Introduction

In SEC v. Blockvest, Judge Gonzalo Curiel of the U.S. District Court for the Southern District of California enjoined Blockvest, LLC (“Blockvest”) from proceeding with a planned initial coin offering (ICO) of its “BLV” token. The decision follows the court’s reconsideration of its previous denial of the Securities and Exchange Commission’s (SEC) request for an injunction. Judge Curiel’s most recent decision will likely dampen hopes in the cryptocurrency industry that the courts will limit federal regulators’ oversight of new coin or token offerings absent specific action by Congress. 

The Court’s Initial Decision Denying the SEC’s Request to Enjoin ICO 

As described in Dechert’s previous update, in November 2018, the Court in Blockvest held that the SEC failed to establish that Blockvest’s pre-ICO distributions of tokens for testing purposes constituted the “sale” of a security within the meaning of the federal Securities Act of 1933. Based on this holding, the court refused to issue the preliminary injunction requested by the SEC. The decision garnered significant attention because it was the first federal court decision suggesting that a digital asset distributed in connection through an ICO may not be a security.

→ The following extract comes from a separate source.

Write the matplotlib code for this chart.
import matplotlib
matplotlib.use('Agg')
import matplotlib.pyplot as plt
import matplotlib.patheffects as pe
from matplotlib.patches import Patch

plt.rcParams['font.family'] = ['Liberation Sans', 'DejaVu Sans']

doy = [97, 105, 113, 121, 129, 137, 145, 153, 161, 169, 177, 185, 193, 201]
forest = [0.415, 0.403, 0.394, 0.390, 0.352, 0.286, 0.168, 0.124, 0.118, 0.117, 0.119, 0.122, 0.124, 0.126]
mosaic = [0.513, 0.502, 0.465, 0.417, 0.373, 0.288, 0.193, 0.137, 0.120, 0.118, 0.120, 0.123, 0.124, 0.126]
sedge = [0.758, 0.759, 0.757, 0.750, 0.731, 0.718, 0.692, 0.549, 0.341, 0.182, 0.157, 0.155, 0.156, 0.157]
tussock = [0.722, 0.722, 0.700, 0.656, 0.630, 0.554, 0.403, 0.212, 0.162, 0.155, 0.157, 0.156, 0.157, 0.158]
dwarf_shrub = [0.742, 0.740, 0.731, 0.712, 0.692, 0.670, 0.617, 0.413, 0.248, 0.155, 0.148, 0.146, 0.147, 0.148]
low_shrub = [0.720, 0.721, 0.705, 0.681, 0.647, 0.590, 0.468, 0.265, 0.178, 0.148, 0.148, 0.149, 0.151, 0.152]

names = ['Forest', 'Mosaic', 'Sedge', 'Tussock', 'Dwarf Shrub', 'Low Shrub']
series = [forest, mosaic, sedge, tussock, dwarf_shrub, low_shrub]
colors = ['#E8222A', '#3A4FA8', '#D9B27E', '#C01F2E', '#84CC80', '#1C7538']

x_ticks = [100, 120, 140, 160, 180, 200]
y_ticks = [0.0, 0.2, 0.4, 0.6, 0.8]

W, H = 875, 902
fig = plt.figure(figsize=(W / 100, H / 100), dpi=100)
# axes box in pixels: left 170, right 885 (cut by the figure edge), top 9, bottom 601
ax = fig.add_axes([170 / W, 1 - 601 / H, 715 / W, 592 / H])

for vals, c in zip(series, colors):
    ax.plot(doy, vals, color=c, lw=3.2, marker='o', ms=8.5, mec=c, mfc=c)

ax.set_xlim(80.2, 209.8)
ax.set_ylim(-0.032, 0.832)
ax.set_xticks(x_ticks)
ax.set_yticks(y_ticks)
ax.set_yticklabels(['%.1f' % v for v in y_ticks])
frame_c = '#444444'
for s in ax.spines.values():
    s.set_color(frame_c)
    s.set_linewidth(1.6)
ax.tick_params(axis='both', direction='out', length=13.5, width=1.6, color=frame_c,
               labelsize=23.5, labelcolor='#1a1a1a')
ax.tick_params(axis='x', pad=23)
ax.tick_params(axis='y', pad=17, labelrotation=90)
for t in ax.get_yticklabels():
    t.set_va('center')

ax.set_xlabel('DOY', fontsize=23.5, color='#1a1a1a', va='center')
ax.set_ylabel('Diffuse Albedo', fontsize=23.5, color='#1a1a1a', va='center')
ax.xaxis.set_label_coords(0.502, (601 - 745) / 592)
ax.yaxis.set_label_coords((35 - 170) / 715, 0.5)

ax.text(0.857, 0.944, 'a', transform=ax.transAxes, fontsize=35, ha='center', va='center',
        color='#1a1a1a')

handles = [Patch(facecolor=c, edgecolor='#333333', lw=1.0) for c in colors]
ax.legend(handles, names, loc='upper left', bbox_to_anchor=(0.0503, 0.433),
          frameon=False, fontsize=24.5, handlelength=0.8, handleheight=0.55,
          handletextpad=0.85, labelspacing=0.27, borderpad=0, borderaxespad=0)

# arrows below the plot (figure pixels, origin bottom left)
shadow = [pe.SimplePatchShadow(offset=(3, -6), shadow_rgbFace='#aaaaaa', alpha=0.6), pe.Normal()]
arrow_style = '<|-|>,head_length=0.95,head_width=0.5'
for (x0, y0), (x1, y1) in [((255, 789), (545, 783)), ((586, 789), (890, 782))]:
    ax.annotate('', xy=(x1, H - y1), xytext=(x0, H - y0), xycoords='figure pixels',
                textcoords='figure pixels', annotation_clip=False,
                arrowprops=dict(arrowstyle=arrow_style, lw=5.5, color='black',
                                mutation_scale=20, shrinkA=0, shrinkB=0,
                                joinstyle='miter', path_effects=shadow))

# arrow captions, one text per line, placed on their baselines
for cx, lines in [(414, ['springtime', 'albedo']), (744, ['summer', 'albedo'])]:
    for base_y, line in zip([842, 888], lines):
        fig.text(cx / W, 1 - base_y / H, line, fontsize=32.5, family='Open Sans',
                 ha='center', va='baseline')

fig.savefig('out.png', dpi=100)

The Court’s Decision on Reconsideration 

Following the initial decision, the SEC moved for reconsideration. The SEC argued that the court’s ruling improperly considered the intent of particular investors to determine whether Blockvest’s sale of token was a “security,” rather than confining its analysis to the “objective nature of the investment being offered to the public.”

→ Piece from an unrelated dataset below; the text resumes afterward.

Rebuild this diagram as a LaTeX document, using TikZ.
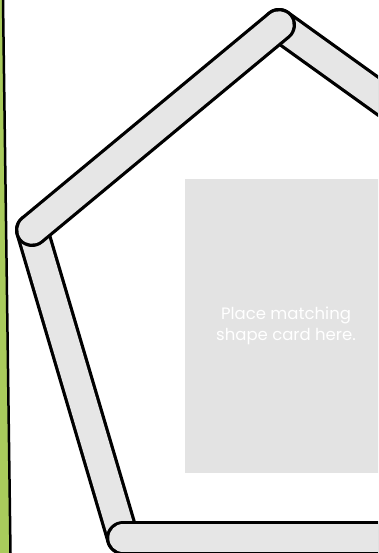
\documentclass[tikz,border=0pt]{standalone}
\usepackage{fontspec}
\newfontfamily\cardfont{Poppins}
\definecolor{stickfill}{HTML}{E6E6E6}
\definecolor{cardfill}{HTML}{E3E3E3}
\definecolor{stripgreen}{HTML}{A9CB5C}
\tikzset{
  stickout/.style={line width=34pt, line cap=round, draw=black},
  stickin/.style={line width=27.5pt, line cap=round, draw=stickfill},
  cardtext/.style={text=white, align=center, font=\cardfont\fontsize{16.5}{21}\selectfont}
}
\begin{document}
\begin{tikzpicture}[x=1pt, y=-1pt]
\useasboundingbox (0,0) rectangle (378,553);
\clip (0,0) rectangle (378,553);
\fill[white] (0,0) rectangle (378,553);
% green strip
\fill[stripgreen] (0,0) -- (3,0) -- (10.5,553) -- (0,553) -- cycle;
\draw[black, line width=2.5pt] (3,0) -- (10.5,553);
% vertices
\coordinate (L) at (32,230);
\coordinate (T) at (279,25);
\coordinate (R) at (520,198);
\coordinate (B) at (123,538);
\coordinate (BR) at (520,538);
% card
\node[fill=cardfill, minimum width=200pt, minimum height=294pt, anchor=north west, inner sep=0pt] (card) at (185,179) {};
\node[cardtext] (label) at (286,326) {Place matching\\shape card here.};
% stick 2 (top right)
\draw[stickout] (T) -- (R);
\draw[stickin] (T) -- (R);
% stick 3 (left)
\draw[stickout] (L) -- (B);
\draw[stickin] (L) -- (B);
% stick 4 (bottom)
\draw[stickout] (B) -- (BR);
\draw[stickin] (B) -- (BR);
% stick 1 (top left)
\draw[stickout] (L) -- (T);
\draw[stickin] (L) -- (T);
\end{tikzpicture}
\end{document}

Upon reconsideration, the Court agreed with the SEC in part. The court upheld its prior finding that disputed issues of fact concerning whether the actual securities in connection with its pre-ICO test phase prevented a determination that it had actually sold securities to investors within the meaning of the Supreme Court’s seminal decision in SEC v. W.J. Howey Co. However, the court agreed that it had overlooked the SEC’s argument that Blockvest’s website, whitepaper, and social media posts constituted “offer[s]” of “unregistered securities” in violation of the Securities Act. Applying the Howey factors to the contemplated ICO described on the Blockvest website, whitepaper, and social media posts, the Court determined that Blockvest impermissibly offered to sell “securities” to the public and granted the SEC’s requested injunction.

Blockvest argued that its website, whitepaper, and social media posts could not have been offers to sell securities, regardless of the application of the Howey factors to the investments they described, because they did not make an offer for the sale of a security with the “manifestation of intent to be bound” to sell securities, as would be required to constitute an “offer” under California contract law. The Court rejected this argument, holding that the meaning of the term “offer” in the Securities Act has “a ‘different and far broader’ meaning than [the term has] in contract law.” Applying precedent from the U.S. Court of Appeals from the Ninth Circuit and the U.S. District Court for the Southern District of New York, Judge Curiel held that Blockvest’s website, white paper, and marketing materials contained “offers” to sell securities.

Impact of the Decision 

Like the prior decision in this case, Judge Curiel’s decision on the SEC’s motion for reconsideration is not a final disposition on the merits. As a technical matter, Judge Curiel only held that the SEC “has presented a prima facie showing of previous violations” of the Securities Act. However, as a practical matter, the court’s decision left little room for Blockvest to offer evidence that could rebut the SEC’s prima facie showing. Moreover, the court suggested that its assessment of Blockvest’s credibility will be heavily influenced by the past misrepresentations on Blockvest’s website about its coins being registered with regulators, including the fictitious Blockchain Exchange Commission, Blockvest’s attempts to file documents without its counsel’s authorization that did not comply with Rule 11 of the Federal Rules of Civil Procedure, and the withdrawal of Blockvest’s counsel following its prior decision. Taken together, these factors will make it difficult for Blockvest to ultimately prevail on the merits.